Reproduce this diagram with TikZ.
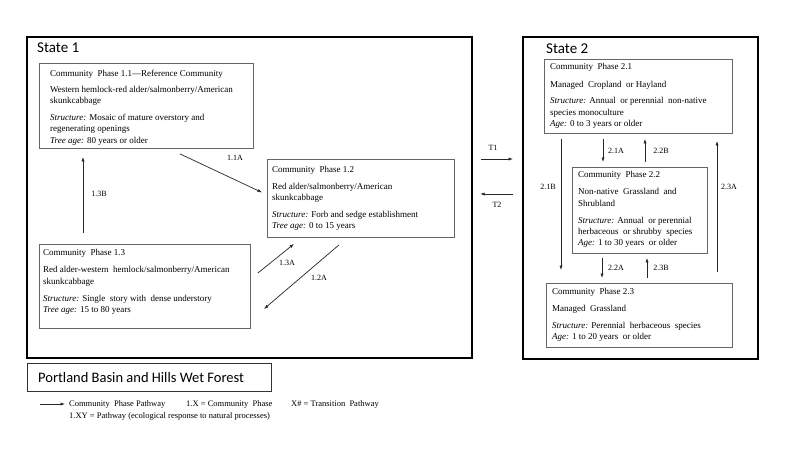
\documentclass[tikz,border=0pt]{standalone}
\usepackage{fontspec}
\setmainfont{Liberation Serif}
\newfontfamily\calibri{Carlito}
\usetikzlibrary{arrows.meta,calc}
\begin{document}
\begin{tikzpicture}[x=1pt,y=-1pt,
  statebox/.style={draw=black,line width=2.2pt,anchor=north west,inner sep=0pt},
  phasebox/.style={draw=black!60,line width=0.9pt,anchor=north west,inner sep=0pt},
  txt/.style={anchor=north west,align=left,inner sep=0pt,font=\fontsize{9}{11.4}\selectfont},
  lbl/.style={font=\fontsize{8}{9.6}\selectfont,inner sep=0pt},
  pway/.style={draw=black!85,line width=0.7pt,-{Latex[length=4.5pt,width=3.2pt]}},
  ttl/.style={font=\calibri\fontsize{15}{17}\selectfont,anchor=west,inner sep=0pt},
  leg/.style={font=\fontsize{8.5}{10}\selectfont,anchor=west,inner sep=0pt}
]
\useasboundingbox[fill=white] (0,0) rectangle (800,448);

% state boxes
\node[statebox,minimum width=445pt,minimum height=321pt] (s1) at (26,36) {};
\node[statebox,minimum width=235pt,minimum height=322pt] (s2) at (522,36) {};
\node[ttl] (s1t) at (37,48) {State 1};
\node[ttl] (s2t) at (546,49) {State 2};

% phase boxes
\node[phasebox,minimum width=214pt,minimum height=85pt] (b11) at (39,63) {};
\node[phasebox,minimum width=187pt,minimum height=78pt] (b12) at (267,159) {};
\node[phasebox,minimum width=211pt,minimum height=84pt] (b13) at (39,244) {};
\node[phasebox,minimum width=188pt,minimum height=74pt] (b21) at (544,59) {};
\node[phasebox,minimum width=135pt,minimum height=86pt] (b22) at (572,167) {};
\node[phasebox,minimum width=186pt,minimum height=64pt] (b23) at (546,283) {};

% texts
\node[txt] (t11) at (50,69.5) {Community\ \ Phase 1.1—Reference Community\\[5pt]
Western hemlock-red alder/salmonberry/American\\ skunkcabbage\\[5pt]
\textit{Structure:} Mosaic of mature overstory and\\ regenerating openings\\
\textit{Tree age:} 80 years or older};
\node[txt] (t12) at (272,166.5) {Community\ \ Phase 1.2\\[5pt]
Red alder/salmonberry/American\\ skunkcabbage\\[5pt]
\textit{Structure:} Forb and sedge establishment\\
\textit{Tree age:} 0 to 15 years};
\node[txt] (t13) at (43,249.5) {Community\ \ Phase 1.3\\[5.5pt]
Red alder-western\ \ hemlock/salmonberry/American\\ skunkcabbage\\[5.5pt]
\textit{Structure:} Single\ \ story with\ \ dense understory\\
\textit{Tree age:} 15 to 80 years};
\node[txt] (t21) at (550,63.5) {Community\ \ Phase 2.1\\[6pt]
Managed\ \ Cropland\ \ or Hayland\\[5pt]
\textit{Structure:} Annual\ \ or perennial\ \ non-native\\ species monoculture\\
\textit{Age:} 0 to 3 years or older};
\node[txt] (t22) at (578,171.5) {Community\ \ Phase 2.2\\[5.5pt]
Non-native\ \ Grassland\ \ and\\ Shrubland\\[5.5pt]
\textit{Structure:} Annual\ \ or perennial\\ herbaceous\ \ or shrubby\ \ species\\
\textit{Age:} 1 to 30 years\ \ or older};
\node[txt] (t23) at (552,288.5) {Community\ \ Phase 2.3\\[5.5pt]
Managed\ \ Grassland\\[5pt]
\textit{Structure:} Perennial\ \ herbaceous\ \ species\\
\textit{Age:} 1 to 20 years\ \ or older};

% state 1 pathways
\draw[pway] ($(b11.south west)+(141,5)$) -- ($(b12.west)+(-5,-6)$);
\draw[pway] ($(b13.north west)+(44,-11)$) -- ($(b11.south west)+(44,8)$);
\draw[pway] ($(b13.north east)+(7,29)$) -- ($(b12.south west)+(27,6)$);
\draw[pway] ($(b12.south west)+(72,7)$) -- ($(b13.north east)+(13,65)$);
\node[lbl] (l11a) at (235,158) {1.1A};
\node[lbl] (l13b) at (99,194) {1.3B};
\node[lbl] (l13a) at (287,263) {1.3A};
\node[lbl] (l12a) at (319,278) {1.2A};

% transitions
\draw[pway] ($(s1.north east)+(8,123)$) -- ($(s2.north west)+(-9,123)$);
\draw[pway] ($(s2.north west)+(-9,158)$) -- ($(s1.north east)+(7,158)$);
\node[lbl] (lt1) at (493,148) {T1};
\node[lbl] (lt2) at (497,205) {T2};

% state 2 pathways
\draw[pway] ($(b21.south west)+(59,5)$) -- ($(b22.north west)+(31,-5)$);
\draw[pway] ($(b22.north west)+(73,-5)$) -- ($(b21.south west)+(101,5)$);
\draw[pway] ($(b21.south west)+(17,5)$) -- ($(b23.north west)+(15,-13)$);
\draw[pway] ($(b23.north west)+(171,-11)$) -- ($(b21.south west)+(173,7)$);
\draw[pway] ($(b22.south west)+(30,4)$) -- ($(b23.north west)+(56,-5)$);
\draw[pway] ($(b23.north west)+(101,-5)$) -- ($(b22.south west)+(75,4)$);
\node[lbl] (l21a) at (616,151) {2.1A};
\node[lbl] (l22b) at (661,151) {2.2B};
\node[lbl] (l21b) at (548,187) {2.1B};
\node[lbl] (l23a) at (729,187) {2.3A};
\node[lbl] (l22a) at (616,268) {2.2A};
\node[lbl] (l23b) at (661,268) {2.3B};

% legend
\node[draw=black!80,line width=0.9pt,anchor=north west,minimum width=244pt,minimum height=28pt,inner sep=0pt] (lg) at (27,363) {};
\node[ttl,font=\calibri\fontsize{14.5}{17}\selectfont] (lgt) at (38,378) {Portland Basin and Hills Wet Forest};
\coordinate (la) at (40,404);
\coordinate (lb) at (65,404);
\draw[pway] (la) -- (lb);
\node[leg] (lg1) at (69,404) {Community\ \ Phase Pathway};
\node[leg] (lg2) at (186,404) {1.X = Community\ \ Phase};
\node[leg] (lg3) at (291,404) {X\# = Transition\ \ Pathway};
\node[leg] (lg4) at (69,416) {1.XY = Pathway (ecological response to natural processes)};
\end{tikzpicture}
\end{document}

= = = =

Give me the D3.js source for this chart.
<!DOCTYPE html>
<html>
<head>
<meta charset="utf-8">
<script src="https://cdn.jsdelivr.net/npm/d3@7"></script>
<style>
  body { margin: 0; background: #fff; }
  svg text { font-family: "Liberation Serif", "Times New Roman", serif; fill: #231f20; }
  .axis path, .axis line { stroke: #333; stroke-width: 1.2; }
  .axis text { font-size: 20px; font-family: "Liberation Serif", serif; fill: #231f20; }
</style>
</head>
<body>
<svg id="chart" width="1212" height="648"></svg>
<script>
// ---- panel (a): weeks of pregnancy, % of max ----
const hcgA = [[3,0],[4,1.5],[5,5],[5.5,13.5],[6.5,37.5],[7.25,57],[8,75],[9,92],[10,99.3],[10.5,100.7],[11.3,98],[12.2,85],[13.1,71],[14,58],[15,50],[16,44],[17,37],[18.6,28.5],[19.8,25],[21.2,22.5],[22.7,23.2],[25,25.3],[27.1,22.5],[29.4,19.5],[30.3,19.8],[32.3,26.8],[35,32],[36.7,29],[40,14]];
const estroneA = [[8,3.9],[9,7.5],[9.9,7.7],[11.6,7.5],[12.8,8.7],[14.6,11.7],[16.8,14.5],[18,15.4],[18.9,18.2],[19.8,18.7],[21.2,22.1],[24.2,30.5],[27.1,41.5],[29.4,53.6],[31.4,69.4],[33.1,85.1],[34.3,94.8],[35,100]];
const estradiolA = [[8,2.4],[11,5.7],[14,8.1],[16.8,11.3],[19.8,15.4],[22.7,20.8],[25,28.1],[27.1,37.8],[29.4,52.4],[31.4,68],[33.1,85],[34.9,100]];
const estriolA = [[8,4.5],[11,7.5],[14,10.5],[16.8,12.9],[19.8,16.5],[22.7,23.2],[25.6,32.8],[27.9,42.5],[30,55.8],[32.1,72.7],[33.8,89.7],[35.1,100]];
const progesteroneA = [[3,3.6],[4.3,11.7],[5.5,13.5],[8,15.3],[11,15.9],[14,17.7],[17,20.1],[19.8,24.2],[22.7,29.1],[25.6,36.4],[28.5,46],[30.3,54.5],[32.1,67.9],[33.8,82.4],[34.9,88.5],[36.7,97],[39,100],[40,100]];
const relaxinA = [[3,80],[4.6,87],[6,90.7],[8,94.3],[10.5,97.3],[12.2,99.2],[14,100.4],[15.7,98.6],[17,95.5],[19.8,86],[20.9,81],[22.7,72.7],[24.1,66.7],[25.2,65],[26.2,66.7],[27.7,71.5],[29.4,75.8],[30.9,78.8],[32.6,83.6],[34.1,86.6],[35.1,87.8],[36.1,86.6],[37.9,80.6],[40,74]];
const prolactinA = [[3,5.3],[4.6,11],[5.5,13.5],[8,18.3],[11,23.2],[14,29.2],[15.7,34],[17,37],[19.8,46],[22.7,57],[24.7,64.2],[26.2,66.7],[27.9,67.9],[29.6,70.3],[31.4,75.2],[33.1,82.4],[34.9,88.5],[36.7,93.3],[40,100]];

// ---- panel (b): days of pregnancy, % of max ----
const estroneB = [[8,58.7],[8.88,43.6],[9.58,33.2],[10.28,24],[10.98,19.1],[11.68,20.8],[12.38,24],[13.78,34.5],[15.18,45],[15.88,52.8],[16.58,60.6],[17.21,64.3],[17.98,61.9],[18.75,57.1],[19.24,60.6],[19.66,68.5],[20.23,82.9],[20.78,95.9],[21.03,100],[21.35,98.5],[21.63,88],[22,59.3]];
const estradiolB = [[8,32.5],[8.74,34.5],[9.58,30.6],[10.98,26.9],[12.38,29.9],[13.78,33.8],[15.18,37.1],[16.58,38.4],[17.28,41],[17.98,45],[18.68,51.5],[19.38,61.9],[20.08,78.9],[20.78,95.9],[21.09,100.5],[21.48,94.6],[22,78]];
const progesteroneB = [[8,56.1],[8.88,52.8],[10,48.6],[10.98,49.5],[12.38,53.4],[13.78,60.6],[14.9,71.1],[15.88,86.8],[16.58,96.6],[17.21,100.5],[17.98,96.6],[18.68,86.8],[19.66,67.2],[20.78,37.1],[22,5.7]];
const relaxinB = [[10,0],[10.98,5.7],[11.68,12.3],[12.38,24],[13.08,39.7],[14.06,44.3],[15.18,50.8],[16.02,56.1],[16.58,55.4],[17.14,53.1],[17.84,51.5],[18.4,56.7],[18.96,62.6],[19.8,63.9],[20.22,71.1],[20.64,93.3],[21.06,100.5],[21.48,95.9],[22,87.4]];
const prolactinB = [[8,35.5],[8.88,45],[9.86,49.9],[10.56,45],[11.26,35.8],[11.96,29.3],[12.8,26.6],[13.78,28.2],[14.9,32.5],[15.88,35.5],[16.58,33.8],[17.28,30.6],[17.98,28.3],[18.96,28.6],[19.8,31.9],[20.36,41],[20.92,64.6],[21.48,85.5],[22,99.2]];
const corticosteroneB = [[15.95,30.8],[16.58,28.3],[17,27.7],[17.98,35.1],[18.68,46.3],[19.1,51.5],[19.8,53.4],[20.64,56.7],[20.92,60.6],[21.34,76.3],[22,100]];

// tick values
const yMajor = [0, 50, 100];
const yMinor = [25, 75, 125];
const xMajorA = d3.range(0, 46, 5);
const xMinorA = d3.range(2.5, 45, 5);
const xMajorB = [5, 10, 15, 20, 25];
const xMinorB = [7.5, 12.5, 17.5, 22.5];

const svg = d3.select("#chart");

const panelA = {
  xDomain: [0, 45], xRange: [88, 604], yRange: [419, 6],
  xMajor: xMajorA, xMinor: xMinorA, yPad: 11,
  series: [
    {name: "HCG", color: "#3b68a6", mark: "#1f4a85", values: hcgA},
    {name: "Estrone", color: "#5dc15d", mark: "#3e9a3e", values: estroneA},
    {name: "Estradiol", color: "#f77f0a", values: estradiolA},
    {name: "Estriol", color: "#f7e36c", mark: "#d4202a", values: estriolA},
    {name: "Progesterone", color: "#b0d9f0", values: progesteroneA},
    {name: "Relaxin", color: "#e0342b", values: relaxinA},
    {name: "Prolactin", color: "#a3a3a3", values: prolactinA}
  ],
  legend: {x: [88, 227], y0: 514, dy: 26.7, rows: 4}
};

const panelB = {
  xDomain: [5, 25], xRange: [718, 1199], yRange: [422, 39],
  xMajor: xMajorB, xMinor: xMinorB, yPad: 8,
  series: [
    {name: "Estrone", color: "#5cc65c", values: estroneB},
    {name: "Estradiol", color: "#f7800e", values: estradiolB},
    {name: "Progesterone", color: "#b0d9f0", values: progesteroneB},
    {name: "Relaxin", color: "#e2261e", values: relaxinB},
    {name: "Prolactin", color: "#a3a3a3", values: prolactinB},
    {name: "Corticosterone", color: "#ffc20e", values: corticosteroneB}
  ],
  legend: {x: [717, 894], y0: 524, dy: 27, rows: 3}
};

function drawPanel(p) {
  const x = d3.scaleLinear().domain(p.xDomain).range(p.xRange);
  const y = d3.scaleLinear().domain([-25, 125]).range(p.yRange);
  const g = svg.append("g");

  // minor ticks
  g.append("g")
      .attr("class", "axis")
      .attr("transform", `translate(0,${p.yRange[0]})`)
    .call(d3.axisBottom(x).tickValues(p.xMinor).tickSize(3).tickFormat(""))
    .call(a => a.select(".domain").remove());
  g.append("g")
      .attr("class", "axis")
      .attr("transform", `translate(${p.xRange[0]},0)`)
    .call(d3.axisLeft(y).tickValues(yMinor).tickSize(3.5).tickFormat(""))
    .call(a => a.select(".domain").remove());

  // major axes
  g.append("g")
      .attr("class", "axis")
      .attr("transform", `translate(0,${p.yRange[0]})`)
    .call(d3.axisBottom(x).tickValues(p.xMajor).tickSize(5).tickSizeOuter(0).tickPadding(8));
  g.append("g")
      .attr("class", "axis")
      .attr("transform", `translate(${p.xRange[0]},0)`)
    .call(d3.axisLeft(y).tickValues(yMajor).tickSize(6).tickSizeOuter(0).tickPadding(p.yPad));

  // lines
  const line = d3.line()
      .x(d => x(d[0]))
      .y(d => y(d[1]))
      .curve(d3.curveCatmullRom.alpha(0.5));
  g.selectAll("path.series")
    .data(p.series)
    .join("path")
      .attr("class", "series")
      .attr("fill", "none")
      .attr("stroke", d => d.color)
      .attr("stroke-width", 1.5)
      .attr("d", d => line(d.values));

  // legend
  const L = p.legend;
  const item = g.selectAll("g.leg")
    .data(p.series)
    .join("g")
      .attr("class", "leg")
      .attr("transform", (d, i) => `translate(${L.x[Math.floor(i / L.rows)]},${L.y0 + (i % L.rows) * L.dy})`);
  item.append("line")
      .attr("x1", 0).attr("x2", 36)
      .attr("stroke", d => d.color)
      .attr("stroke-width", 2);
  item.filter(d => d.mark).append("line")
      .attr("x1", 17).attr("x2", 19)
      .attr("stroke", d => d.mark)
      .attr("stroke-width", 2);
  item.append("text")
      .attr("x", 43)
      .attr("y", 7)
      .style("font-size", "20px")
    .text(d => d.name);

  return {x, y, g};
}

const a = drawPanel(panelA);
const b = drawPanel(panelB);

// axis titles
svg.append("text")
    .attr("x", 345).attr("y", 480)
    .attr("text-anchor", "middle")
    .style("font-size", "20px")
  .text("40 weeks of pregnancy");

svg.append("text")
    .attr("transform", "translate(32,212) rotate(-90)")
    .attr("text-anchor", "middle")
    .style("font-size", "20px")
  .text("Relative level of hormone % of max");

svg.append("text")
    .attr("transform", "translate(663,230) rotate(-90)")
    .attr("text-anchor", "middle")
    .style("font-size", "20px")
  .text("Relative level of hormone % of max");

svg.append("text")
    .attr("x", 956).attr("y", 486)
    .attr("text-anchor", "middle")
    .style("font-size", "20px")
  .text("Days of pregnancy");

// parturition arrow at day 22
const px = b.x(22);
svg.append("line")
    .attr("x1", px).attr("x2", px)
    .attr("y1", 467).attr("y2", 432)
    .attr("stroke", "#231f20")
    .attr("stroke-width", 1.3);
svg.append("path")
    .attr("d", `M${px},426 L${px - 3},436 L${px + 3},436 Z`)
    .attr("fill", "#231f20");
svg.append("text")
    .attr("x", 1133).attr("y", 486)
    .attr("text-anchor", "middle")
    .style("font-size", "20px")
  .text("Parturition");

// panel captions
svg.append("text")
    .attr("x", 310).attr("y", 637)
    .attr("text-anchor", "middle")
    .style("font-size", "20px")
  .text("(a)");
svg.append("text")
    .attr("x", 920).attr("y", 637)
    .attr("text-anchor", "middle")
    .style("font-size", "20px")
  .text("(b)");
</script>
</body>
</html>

= = = =

Leaving out all pictures, set down exactly the lines of the material above, from the line with "Reproduce this diagram with TikZ." to the line with "(0,0) rectangle (800,448);" inclusive, and no others.

RIGHT ANSWER:
Reproduce this diagram with TikZ.
\documentclass[tikz,border=0pt]{standalone}
\usepackage{fontspec}
\setmainfont{Liberation Serif}
\newfontfamily\calibri{Carlito}
\usetikzlibrary{arrows.meta,calc}
\begin{document}
\begin{tikzpicture}[x=1pt,y=-1pt,
  statebox/.style={draw=black,line width=2.2pt,anchor=north west,inner sep=0pt},
  phasebox/.style={draw=black!60,line width=0.9pt,anchor=north west,inner sep=0pt},
  txt/.style={anchor=north west,align=left,inner sep=0pt,font=\fontsize{9}{11.4}\selectfont},
  lbl/.style={font=\fontsize{8}{9.6}\selectfont,inner sep=0pt},
  pway/.style={draw=black!85,line width=0.7pt,-{Latex[length=4.5pt,width=3.2pt]}},
  ttl/.style={font=\calibri\fontsize{15}{17}\selectfont,anchor=west,inner sep=0pt},
  leg/.style={font=\fontsize{8.5}{10}\selectfont,anchor=west,inner sep=0pt}
]
\useasboundingbox[fill=white] (0,0) rectangle (800,448);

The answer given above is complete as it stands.